In Level 2 the system
assists the driver with the OEDR (object and event detection). The driver is always driving in L2 (even though the system assists with OEDR and steering).
In both Level 3 and Level 4 the system performs the full OEDR, so that the driver do not have to watch the road anymore. She can instead watch a movie or do some emails.
The main difference between Level 4 and Level 3 is that there needs to be a fallback ready driver in L3. This means that at any time, the system can ask for you to take over, and while you reorient to the OEDR (stop looking at the movie and start looking at the road), a process that takes 10-15 seconds, the system is still driving at the same high reliability. An L3 system needs to be designed so it knows that it will not handle an upcoming road situation or a weather condition. An L2 will just beep, fail and drive off the road (like FSD does).
In L4 the system will never need you to take over, and you can be asleep in the back seat.
L4 "robotaxi" are typically bounded to a geo-area as a part of the operational design domain (ODD) so that the service provider can validate the functionality and reliability.
For L3 the ODD tends to be narrow, like highway-only, dry roads up to 60 mph for example.

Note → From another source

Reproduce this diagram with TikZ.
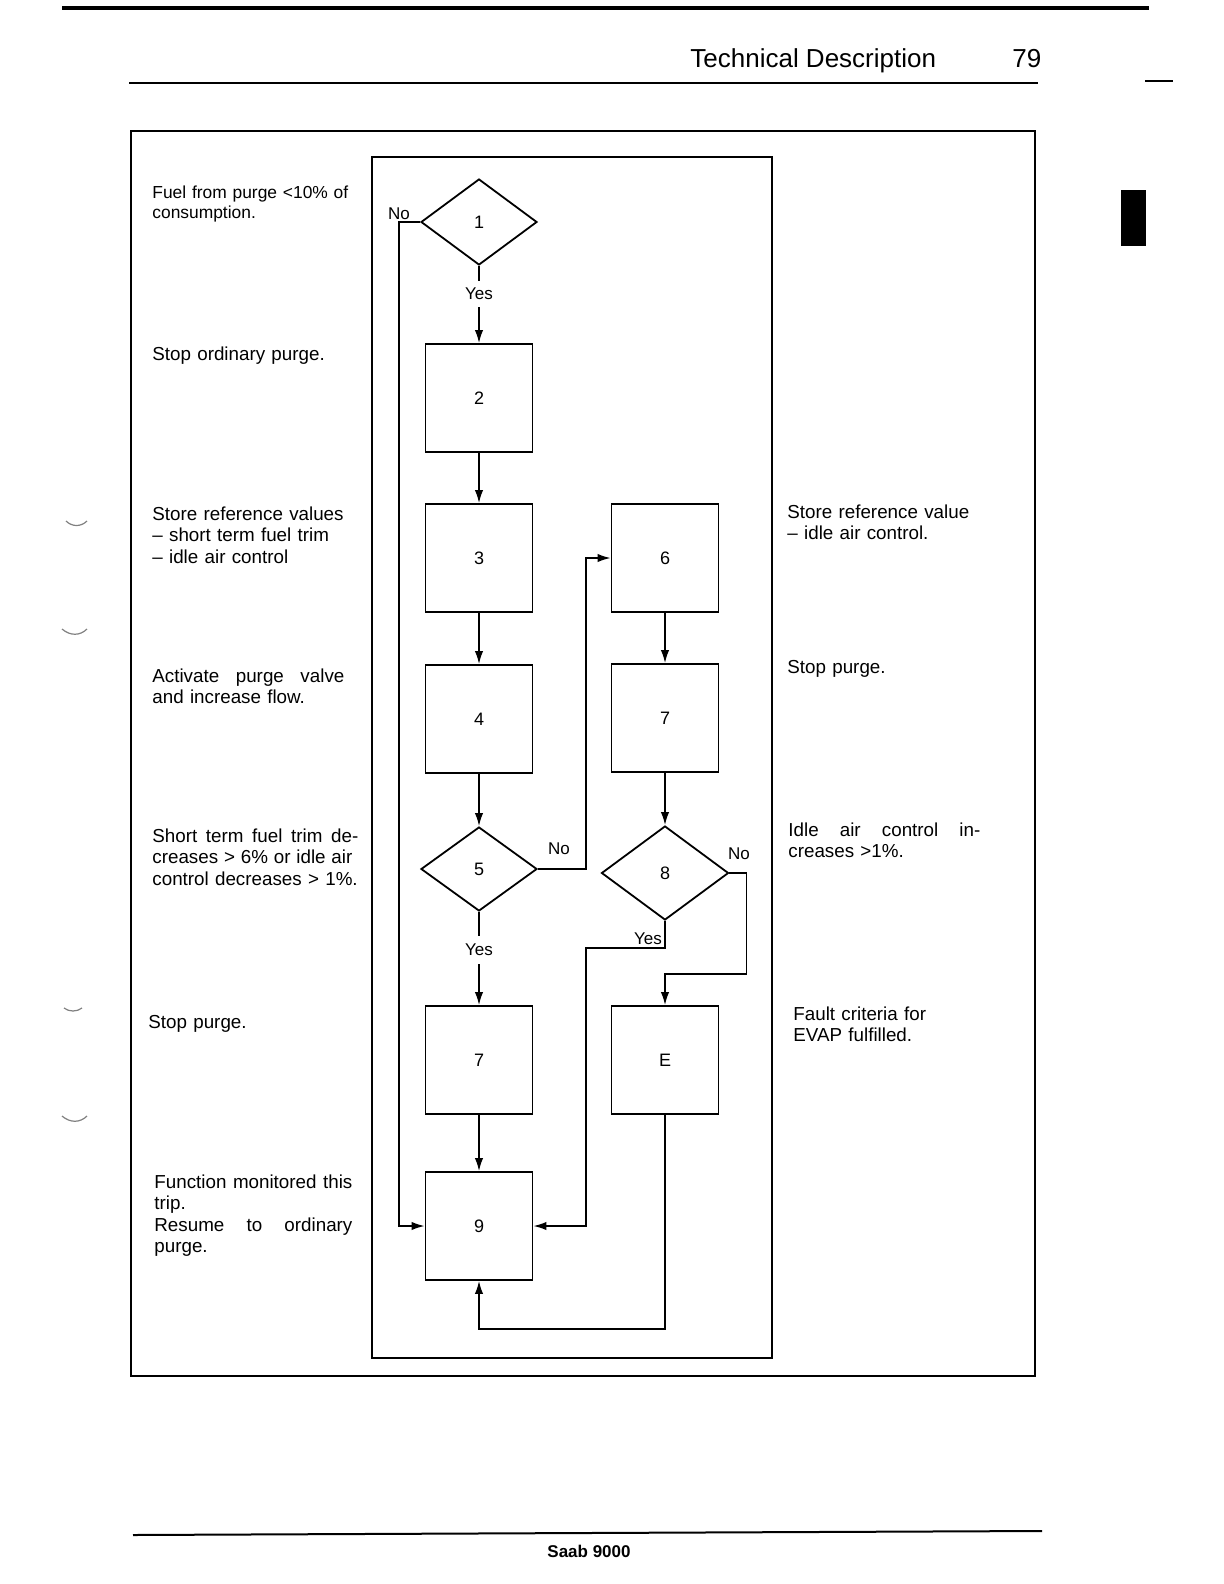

Like the MB DrivePilot queue chauffeur is limited to dry roads and 40 mph. There is an existing standard (UNECE R153) for highway autonomy since a few years back that allows for systems up to 130km/h.
To answer your question, the thing that's missing is reliability. Tesla does about 10-15 miles per disengagement right now, and you probably need to do 30000-50000 miles between failures or more to let people not watch the road.
It doesn't seem very likely to me that any camera-only system including Tesla's system (FSDb on hw4 or hw3) will evolve into an autonomous system L3+ with a meaningful ODD anytime this decade unless there are a few major breakthroughs in computer vision.